For plotting we used the same code as in the part one. Except now we picked seven most economically severe weather conditions.

myplot1<-ggplot(subset(gin,dem>2.594e+9), aes(WeatherType, PropAndCorpDemages))+geom_point(aes(color=WeatherType,size=PropAndCorpDemages)) + scale_color_brewer(palette="Spectral")+theme(panel.background = element_rect(fill = "azure4")) + theme(axis.text.x = element_text(size = rel(0.5)))+ xlab("Weather type") + ylab("Property and corp demages") + labs(title = "Property And Corp Demages due to weather")+coord_flip()+theme(legend.box="vertical",legend.key.height=unit(0.3,"cm"),legend.text=element_text(size=rel(0.5)))+ theme(axis.text.y = element_text(size = rel(0.5)))
myplot1

Results

The question nr. (1) is addressed in the plot nr. one Injuries due to weather. It shows that the socially most disasterous weather condition is Tornado weather condition.

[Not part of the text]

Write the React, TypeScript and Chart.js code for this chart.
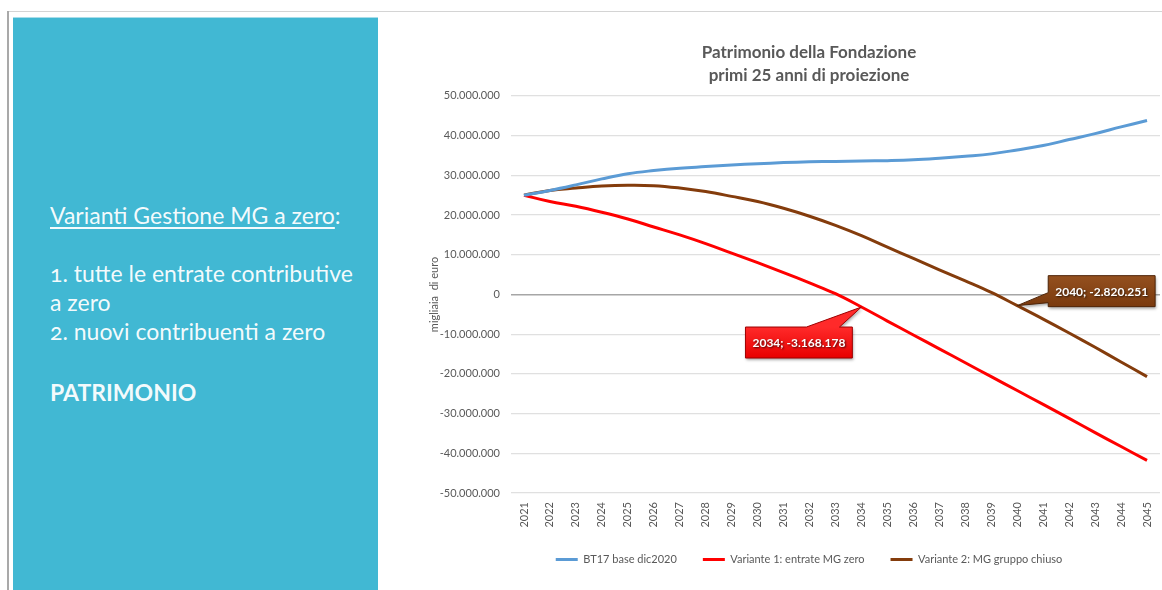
import React, { useEffect, useRef } from "react";
import { Chart, registerables } from "chart.js";

Chart.register(...registerables);

// ---------- DATA ----------
const years = [
  "2021", "2022", "2023", "2024", "2025", "2026", "2027", "2028", "2029", "2030",
  "2031", "2032", "2033", "2034", "2035", "2036", "2037", "2038", "2039", "2040",
  "2041", "2042", "2043", "2044", "2045",
];

const seriesNames = [
  "BT17 base dic2020",
  "Variante 1: entrate MG zero",
  "Variante 2: MG gruppo chiuso",
];

const baseBT17 = [
  25000000, 26200000, 27600000, 29100000, 30400000, 31200000, 31800000, 32200000,
  32600000, 32900000, 33200000, 33400000, 33500000, 33600000, 33700000, 33900000,
  34300000, 34800000, 35400000, 36400000, 37500000, 39000000, 40500000, 42200000,
  43800000,
];

const variante1 = [
  25000000, 23400000, 22200000, 20700000, 19000000, 17000000, 15000000, 12800000,
  10400000, 8000000, 5500000, 2900000, 200000, -3168178, -6700000, -10200000,
  -13700000, -17200000, -20700000, -24200000, -27700000, -31200000, -34800000,
  -38300000, -41800000,
];

const variante2 = [
  25000000, 26200000, 26800000, 27300000, 27500000, 27400000, 26800000, 25900000,
  24700000, 23400000, 21700000, 19700000, 17400000, 14800000, 11900000, 9100000,
  6200000, 3400000, 500000, -2820251, -6200000, -9700000, -13300000, -17000000,
  -20700000,
];

const yMin = -50000000;
const yMax = 50000000;
const yStep = 10000000;

const titleLines = ["Patrimonio della Fondazione", "primi 25 anni di proiezione"];
const yAxisTitle = "migliaia  di euro";

// callouts: which dataset / which year
const calloutSeries = [1, 2];
const calloutYears = ["2034", "2040"];
const calloutTexts = ["2034; -3.168.178", "2040; -2.820.251"];

// ---------- STYLE ----------
const FONT = "Lato, 'Open Sans', sans-serif";
const colors = ["#5B9BD5", "#FF0000", "#843C0C"];
const TEXT_GREY = "#595959";

const fmt = (v: number) => {
  const s = Math.round(Math.abs(v)).toString().replace(/\B(?=(\d{3})+(?!\d))/g, ".");
  return (v < 0 ? "-" : "") + s;
};

const calloutStyles = [
  { fillTop: "#ff2a2a", fillBottom: "#e80000", stroke: "#9c0000", side: "below" },
  { fillTop: "#94501f", fillBottom: "#7a3a0e", stroke: "#4e2408", side: "right" },
];

const calloutPlugin = {
  id: "callouts",
  afterDatasetsDraw(chart: any) {
    const ctx = chart.ctx as CanvasRenderingContext2D;
    calloutSeries.forEach((dsIndex, i) => {
      const idx = years.indexOf(calloutYears[i]);
      const meta = chart.getDatasetMeta(dsIndex);
      const pt = meta.data[idx];
      if (!pt) return;
      const x = pt.x;
      const y = pt.y;
      const st = calloutStyles[i];
      ctx.save();
      ctx.font = `bold 12px ${FONT}`;
      const tw = ctx.measureText(calloutTexts[i]).width;
      const w = tw + 14;
      const h = 31;
      let left: number, top: number;
      ctx.beginPath();
      if (st.side === "below") {
        left = x - 116;
        top = y + 20;
        ctx.moveTo(left, top);
        ctx.lineTo(left + 61, top);
        ctx.lineTo(x, y);
        ctx.lineTo(left + 94, top);
        ctx.lineTo(left + w, top);
        ctx.lineTo(left + w, top + h);
        ctx.lineTo(left, top + h);
        ctx.closePath();
      } else {
        left = x + 31;
        top = y - 30;
        ctx.moveTo(left, top);
        ctx.lineTo(left + w, top);
        ctx.lineTo(left + w, top + h);
        ctx.lineTo(left, top + h);
        ctx.lineTo(left, top + 27);
        ctx.lineTo(x, y);
        ctx.lineTo(left, top + 17);
        ctx.closePath();
      }
      const g = ctx.createLinearGradient(0, top, 0, top + h);
      g.addColorStop(0, st.fillTop);
      g.addColorStop(1, st.fillBottom);
      ctx.shadowColor = "rgba(0,0,0,0.35)";
      ctx.shadowBlur = 3;
      ctx.shadowOffsetX = 1;
      ctx.shadowOffsetY = 2;
      ctx.fillStyle = g;
      ctx.fill();
      ctx.shadowColor = "transparent";
      ctx.lineWidth = 1;
      ctx.strokeStyle = st.stroke;
      ctx.stroke();
      ctx.fillStyle = "#ffffff";
      ctx.textAlign = "center";
      ctx.textBaseline = "middle";
      ctx.shadowColor = "rgba(0,0,0,0.7)";
      ctx.shadowBlur = 2;
      ctx.shadowOffsetX = 1;
      ctx.shadowOffsetY = 1;
      ctx.fillText(calloutTexts[i], left + w / 2, top + h / 2 + 1);
      ctx.restore();
    });
  },
};

function PatrimonioChart() {
  const ref = useRef<HTMLCanvasElement | null>(null);
  useEffect(() => {
    if (!ref.current) return;
    const datasets = [baseBT17, variante1, variante2].map((d, i) => ({
      label: seriesNames[i],
      data: d,
      borderColor: colors[i],
      backgroundColor: colors[i],
      borderWidth: 3,
      pointRadius: 0,
      pointHoverRadius: 0,
      tension: 0.4,
      fill: false,
    }));
    const chart = new Chart(ref.current, {
      type: "line",
      data: { labels: years, datasets },
      plugins: [calloutPlugin],
      options: {
        animation: false,
        responsive: true,
        maintainAspectRatio: false,
        layout: { padding: { left: 25, right: 0, top: 11, bottom: 15 } },
        plugins: {
          tooltip: { enabled: false },
          title: {
            display: true,
            text: titleLines,
            color: TEXT_GREY,
            font: { family: FONT, size: 17, weight: "bold", lineHeight: 1.35 },
            padding: { top: 0, bottom: 9 },
          },
          legend: {
            display: true,
            position: "bottom",
            labels: {
              boxWidth: 22,
              boxHeight: 3,
              padding: 26,
              color: TEXT_GREY,
              font: { family: FONT, size: 11 },
              generateLabels: (c: any) =>
                c.data.datasets.map((ds: any, i: number) => ({
                  text: ds.label,
                  fillStyle: ds.borderColor,
                  strokeStyle: ds.borderColor,
                  lineWidth: 0,
                  hidden: false,
                  datasetIndex: i,
                  fontColor: TEXT_GREY,
                })),
            },
          },
        },
        scales: {
          x: {
            type: "category",
            offset: true,
            grid: { display: false, drawTicks: false },
            border: { display: false },
            ticks: {
              color: TEXT_GREY,
              font: { family: FONT, size: 11 },
              minRotation: 90,
              maxRotation: 90,
              padding: 9,
              autoSkip: false,
            },
            afterFit: (s: any) => {
              s.height = 35;
            },
          },
          y: {
            position: "left",
            min: yMin,
            max: yMax,
            grid: {
              drawTicks: false,
              color: (c: any) => (c.tick && c.tick.value === 0 ? "#a6a6a6" : "#e0e0e0"),
              lineWidth: (c: any) => (c.tick && c.tick.value === 0 ? 1.6 : 1.2),
            },
            border: { display: false },
            ticks: {
              stepSize: yStep,
              color: TEXT_GREY,
              font: { family: FONT, size: 11 },
              padding: 11,
              callback: (v: any) => fmt(Number(v)),
            },
            title: {
              display: true,
              text: yAxisTitle,
              color: TEXT_GREY,
              font: { family: FONT, size: 11 },
              padding: { top: 3, bottom: 3 },
            },
            afterFit: (s: any) => {
              s.width = 86;
            },
          },
          yPad: {
            position: "right",
            display: true,
            grid: { display: false, drawTicks: false },
            border: { display: false },
            ticks: { display: false },
            afterFit: (s: any) => {
              s.width = 33;
            },
          },
        },
      } as any,
    });
    return () => chart.destroy();
  }, []);
  return <canvas ref={ref} />;
}

export default function App() {
  const panelText: React.CSSProperties = {
    position: "absolute",
    left: 37,
    fontSize: 23,
    lineHeight: "29px",
    color: "rgba(255,255,255,0.94)",
    whiteSpace: "nowrap",
    fontFamily: FONT,
    fontVariantNumeric: "oldstyle-nums",
  };
  return (
    <div
      style={{
        position: "absolute",
        left: 0,
        top: 0,
        width: 1162,
        height: 590,
        overflow: "hidden",
        background: "#ffffff",
        fontFamily: FONT,
      }}
    >
      {/* top rule */}
      <div style={{ position: "absolute", left: 7, top: 11, width: 1155, height: 1, background: "#d4d4d4" }} />
      {/* left rule */}
      <div style={{ position: "absolute", left: 7, top: 11, width: 2, height: 579, background: "#a9a9a9" }} />
      {/* blue panel */}
      <div
        style={{
          position: "absolute",
          left: 13,
          top: 17,
          width: 365,
          height: 573,
          background: "#41B8D3",
          borderTop: "1px solid #a9dde9",
          boxSizing: "border-box",
        }}
      >
        <div style={{ ...panelText, top: 200 - 17 }}>
          <span style={{ textDecoration: "underline", textDecorationThickness: "1.5px", textUnderlineOffset: "3px" }}>
            Varianti Gestione MG a zero
          </span>
          :
        </div>
        <div style={{ ...panelText, top: 258 - 17 }}>1. tutte le entrate contributive</div>
        <div style={{ ...panelText, top: 287 - 17 }}>a zero</div>
        <div style={{ ...panelText, top: 316 - 17 }}>2. nuovi contribuenti a zero</div>
        <div style={{ ...panelText, top: 377 - 17, fontWeight: "bold" }}>PATRIMONIO</div>
      </div>
      {/* chart */}
      <div style={{ position: "absolute", left: 400, top: 30, width: 793, height: 560 }}>
        <PatrimonioChart />
      </div>
    </div>
  );
}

We looked also at the subleading weather conditions. The second part of plot one Injuries due to weather, Tornado excluded shows that in the subleading sector the demages are more evenly distributed. Leading with TSTM Wind, Flood and Excesive Heat.

The question nr. (2) is addressed in the plot nr. two Demages due to weather.

It shows that the most economically disasterous weather condition is Flood. However two subleading weather conditions are two types of huricanes: Huricane and Huricane/Typhoon. If one combines those two subleading weather conditions and consider them as to be of the Huricane type. One gets that the most economically chalenging weather condition is actually the Huricane.